Y aún faltaba más; el tercer ejemplo: Mandamos libros de obsequio a los editores de cultura de varios medios gráficos de la ciudad, con la finalidad de que leyeran el libro y se animaran a hacer algún comentario en sus periódicos -más libros regalados-. Algunos lo hicieron. Pero uno en especial se excusó diciendo que ningún medio daba espacios a escritores nacionales y peor si eran “poco conocidos” (eso me ardió en el fondo de mi anonimato) y que, a pesar de que no había leído la novela, y por ello no podía referirse a su contenido, solo podía sacar una mención que, a la postre, fue apenas el título del libro y el nombre del autor, escritos con algún error tipográfico. Más allá de la actitud pedante de este “guambra con nombre de perro”, como le digo ahora muerto de iras, lo que me molestó fue que, siendo un periodista joven no valorara en algo a los también jóvenes escritores, que nos vivimos quejando de la falta de espacios; que siendo de la sección cultural de un diario, cuyo trabajo debe incluir leer de vez en cuando algún libro, admitiera con desenfado que no había leído mi novela después de tenerla casi un mes; y que, por último, no se diera cuenta que si habemos escritores desconocidos es precisamente por editores cegatones que prefieren criticar lo criticado ya mil veces y no se detienen a ver más allá de sus lentes inservibles.

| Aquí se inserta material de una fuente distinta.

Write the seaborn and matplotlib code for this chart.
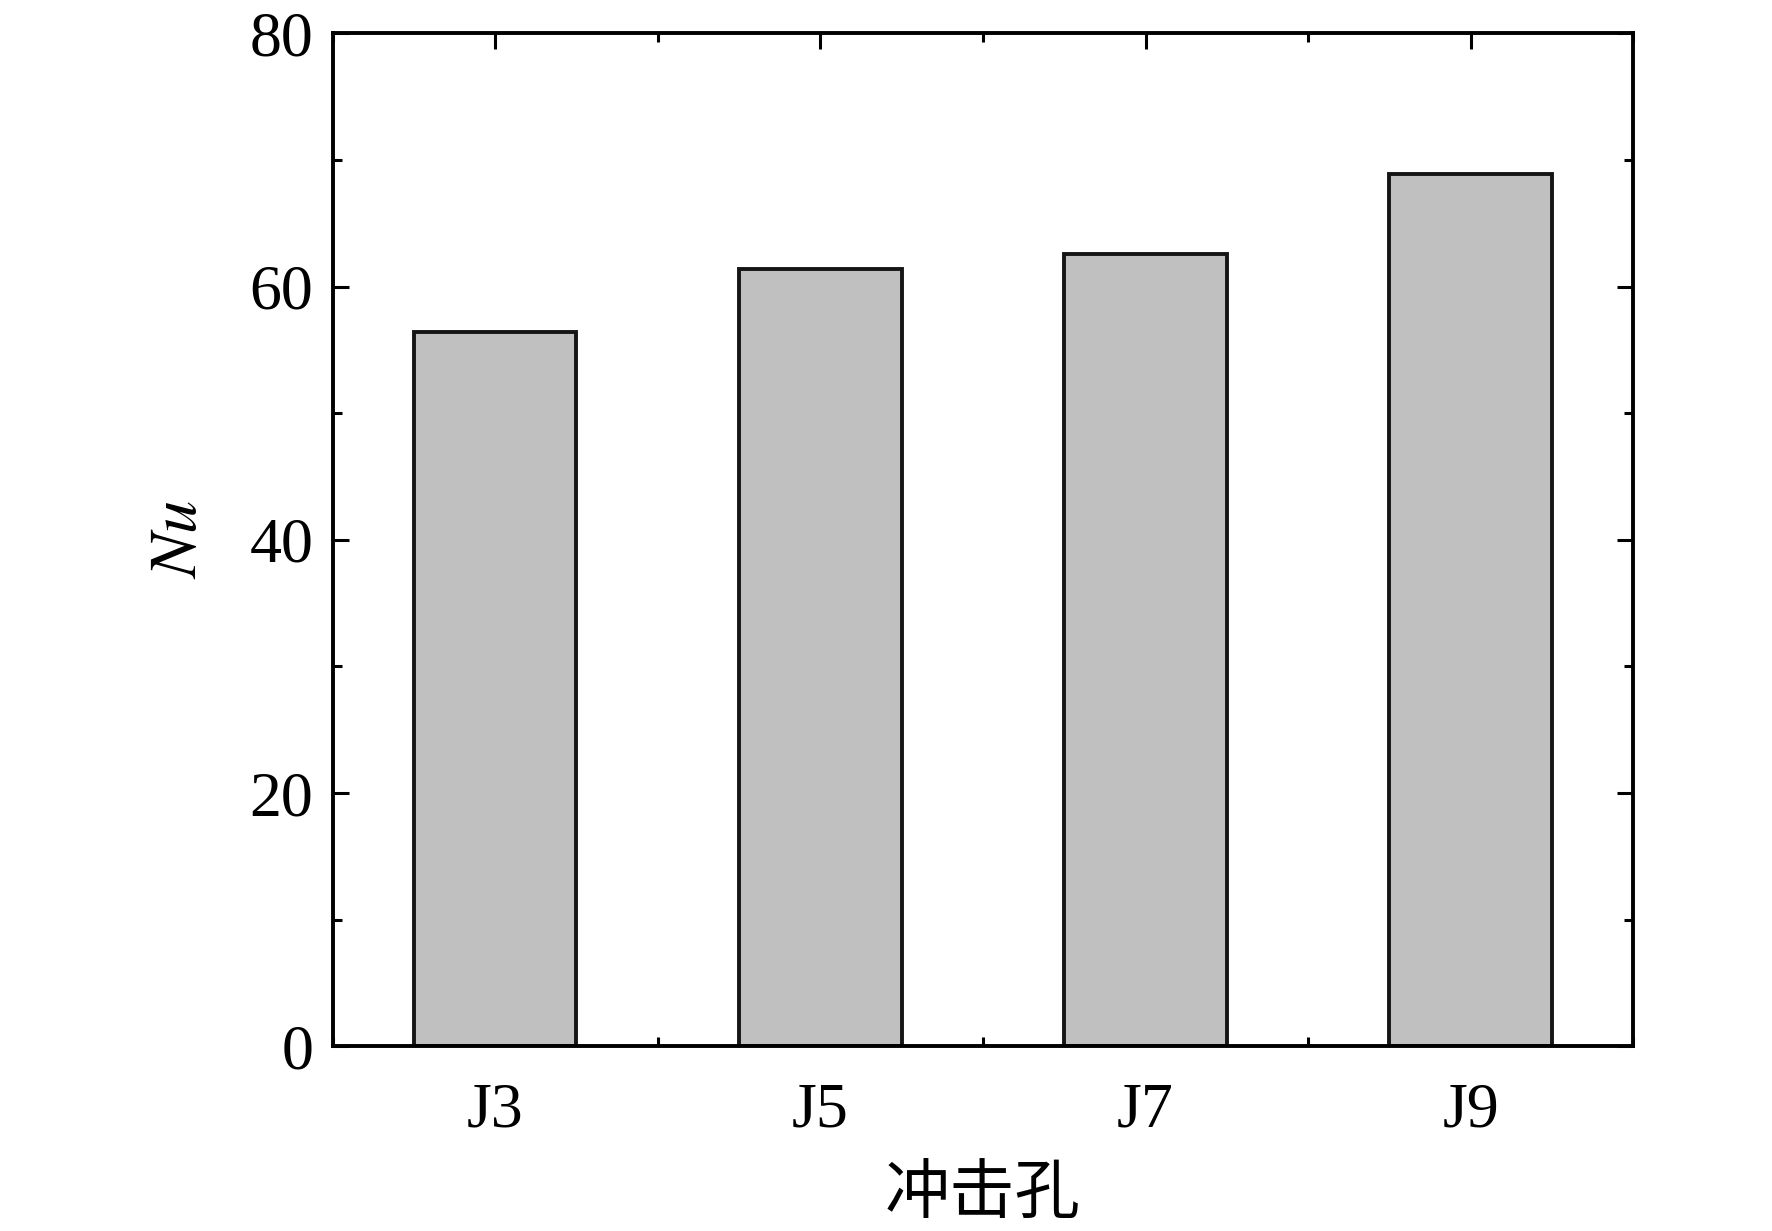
import pandas as pd
import seaborn as sns
import matplotlib.pyplot as plt
from matplotlib.ticker import MultipleLocator

holes = ["J3", "J5", "J7", "J9"]
nu_values = [56.4, 61.4, 62.6, 68.9]

df = pd.DataFrame({"hole": holes, "Nu": nu_values})

sns.set_style("ticks")
plt.rcParams['font.family'] = ['Liberation Serif', 'Noto Sans CJK SC']
plt.rcParams['mathtext.fontset'] = 'stix'
plt.rcParams['text.color'] = 'black'
plt.rcParams['xtick.labelcolor'] = 'black'
plt.rcParams['ytick.labelcolor'] = 'black'
plt.rcParams['axes.labelcolor'] = 'black'

fig = plt.figure(figsize=(17.72, 12.31), dpi=100)
ax = fig.add_axes([0.1877, 0.150, 0.734, 0.823])

sns.barplot(data=df, x="hole", y="Nu", color="#c0c0c0", width=0.5,
            edgecolor="#151515", linewidth=2.8, saturation=1, ax=ax)

ax.set_xlim(-0.5, 3.5)
ax.set_ylim(0, 80)
ax.yaxis.set_major_locator(MultipleLocator(20))
ax.yaxis.set_minor_locator(MultipleLocator(10))
ax.xaxis.set_minor_locator(MultipleLocator(1, offset=0.5))

for s in ax.spines.values():
    s.set_visible(True)
    s.set_linewidth(2.8)
    s.set_color("black")
    s.set_zorder(5)

ax.tick_params(which="both", direction="in", top=True, right=True,
               width=2.2, color="black")
ax.tick_params(which="major", length=11.5, labelsize=46, pad=14)
ax.tick_params(which="minor", length=6.5)
ax.tick_params(axis="x", which="major", pad=26)

ax.set_xlabel("冲击孔", fontsize=47, family="Noto Sans CJK SC", labelpad=16)
ax.set_ylabel("$Nu$", fontsize=48, labelpad=28)

fig.savefig("out.png", dpi=100)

Difícil ha sido esto de publicar, oficio ingrato el de escribir si se busca reconocimiento más allá del gesto bondadoso de los parientes o del elogio vacuo de algún amigo que nunca leerá el libro a pesar de que lo compre y exija dedicatoria; ahí está el asunto, en que no importe si el editor, si la revista, si el periódico… nada de esperar, nada de pretender, y que a uno le caiga como un regalo inesperado si de repente nos salpica una pizca de buen criterio, un comentario inteligente o una nota de aliento, aunque sea del aliento a tabaco de un escritor viejo, uno que sí escribe, que sale en todas las fotos y al que de seguro tampoco leen.